◆ Material ◆

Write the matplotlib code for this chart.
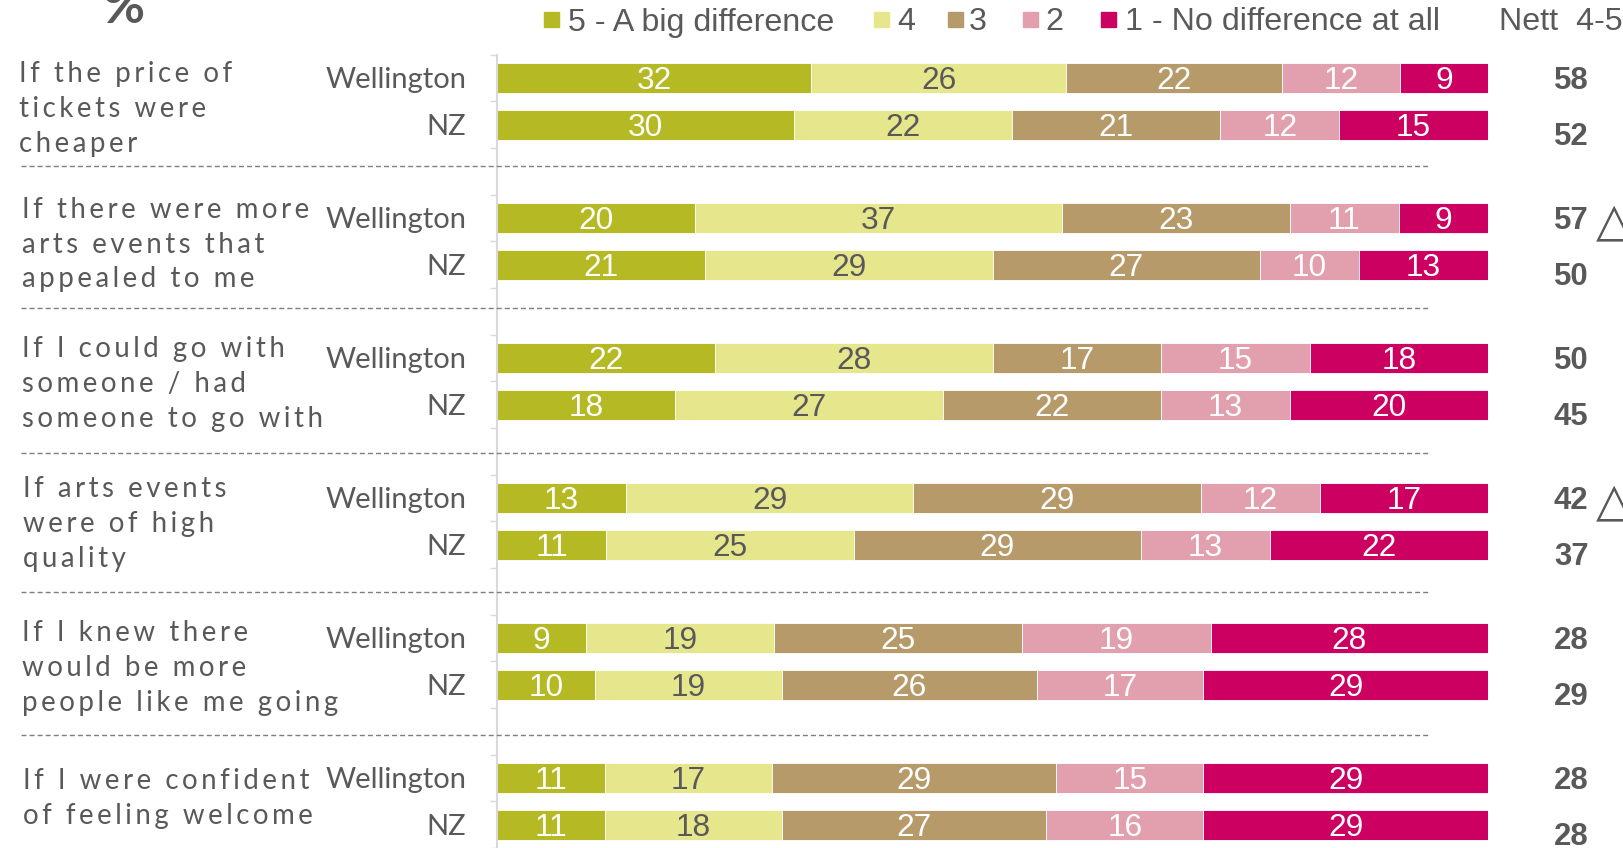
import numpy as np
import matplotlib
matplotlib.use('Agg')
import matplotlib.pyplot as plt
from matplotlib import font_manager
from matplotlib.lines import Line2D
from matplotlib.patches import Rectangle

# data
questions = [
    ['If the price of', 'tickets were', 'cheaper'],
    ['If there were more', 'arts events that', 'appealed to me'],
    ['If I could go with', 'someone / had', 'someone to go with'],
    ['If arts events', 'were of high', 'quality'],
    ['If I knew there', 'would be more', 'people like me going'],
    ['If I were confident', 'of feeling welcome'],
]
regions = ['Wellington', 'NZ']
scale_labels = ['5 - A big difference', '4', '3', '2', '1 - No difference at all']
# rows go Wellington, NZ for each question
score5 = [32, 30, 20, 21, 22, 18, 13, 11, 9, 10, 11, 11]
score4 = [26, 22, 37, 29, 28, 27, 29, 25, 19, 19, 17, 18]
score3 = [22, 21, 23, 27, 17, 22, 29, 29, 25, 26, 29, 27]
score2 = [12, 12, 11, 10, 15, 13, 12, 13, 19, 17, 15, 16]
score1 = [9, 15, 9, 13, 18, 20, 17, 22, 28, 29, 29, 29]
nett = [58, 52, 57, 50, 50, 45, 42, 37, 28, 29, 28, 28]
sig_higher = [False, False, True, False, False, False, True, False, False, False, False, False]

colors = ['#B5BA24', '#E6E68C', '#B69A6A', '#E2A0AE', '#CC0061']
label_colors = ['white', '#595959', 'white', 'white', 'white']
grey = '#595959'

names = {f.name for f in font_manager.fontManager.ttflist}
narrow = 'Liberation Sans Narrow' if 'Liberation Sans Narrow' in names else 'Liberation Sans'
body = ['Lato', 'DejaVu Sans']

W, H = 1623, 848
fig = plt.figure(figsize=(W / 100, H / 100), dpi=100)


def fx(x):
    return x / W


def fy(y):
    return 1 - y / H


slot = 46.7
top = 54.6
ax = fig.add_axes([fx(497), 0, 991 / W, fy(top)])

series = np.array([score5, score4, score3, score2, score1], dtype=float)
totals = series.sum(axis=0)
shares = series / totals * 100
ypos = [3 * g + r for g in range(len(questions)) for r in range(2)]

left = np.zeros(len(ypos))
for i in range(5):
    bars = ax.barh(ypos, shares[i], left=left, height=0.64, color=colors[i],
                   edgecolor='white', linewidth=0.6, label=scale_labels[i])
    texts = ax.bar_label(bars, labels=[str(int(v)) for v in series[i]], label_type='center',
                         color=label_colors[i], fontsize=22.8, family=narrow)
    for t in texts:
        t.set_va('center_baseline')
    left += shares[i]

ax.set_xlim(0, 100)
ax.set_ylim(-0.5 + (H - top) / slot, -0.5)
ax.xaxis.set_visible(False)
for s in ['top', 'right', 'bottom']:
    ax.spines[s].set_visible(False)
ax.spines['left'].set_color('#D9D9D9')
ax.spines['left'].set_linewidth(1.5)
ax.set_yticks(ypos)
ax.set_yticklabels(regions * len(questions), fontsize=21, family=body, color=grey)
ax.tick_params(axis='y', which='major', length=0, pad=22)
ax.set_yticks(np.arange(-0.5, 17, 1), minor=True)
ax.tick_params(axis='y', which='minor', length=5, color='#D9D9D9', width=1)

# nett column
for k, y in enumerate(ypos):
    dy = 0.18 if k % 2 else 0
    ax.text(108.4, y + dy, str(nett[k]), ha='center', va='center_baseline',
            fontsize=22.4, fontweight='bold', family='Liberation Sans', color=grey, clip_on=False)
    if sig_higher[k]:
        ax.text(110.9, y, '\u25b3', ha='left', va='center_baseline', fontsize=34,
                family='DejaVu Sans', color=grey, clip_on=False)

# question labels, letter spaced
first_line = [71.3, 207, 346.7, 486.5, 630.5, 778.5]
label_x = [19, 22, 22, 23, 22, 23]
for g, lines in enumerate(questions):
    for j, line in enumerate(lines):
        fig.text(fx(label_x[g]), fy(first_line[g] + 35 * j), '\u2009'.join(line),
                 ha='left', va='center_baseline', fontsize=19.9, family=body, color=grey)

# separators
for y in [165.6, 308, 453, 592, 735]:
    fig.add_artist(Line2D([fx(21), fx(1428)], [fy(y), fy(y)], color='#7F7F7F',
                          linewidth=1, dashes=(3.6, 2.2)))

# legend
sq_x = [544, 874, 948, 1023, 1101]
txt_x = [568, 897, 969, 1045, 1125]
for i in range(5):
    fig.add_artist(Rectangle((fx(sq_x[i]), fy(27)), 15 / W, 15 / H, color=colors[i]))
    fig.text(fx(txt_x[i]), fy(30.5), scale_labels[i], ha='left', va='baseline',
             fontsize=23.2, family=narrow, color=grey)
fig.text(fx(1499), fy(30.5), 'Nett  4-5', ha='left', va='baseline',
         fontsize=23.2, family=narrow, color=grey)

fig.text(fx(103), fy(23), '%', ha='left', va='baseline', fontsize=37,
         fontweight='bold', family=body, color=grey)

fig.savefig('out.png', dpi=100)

◆ Your objective ◆
Without the pictures, please reproduce each line of the listing above exactly, from the first one through the line bearing "from matplotlib.patches import Rectangle".

◆ Response to this exercise ◆
Write the matplotlib code for this chart.
import numpy as np
import matplotlib
matplotlib.use('Agg')
import matplotlib.pyplot as plt
from matplotlib import font_manager
from matplotlib.lines import Line2D
from matplotlib.patches import Rectangle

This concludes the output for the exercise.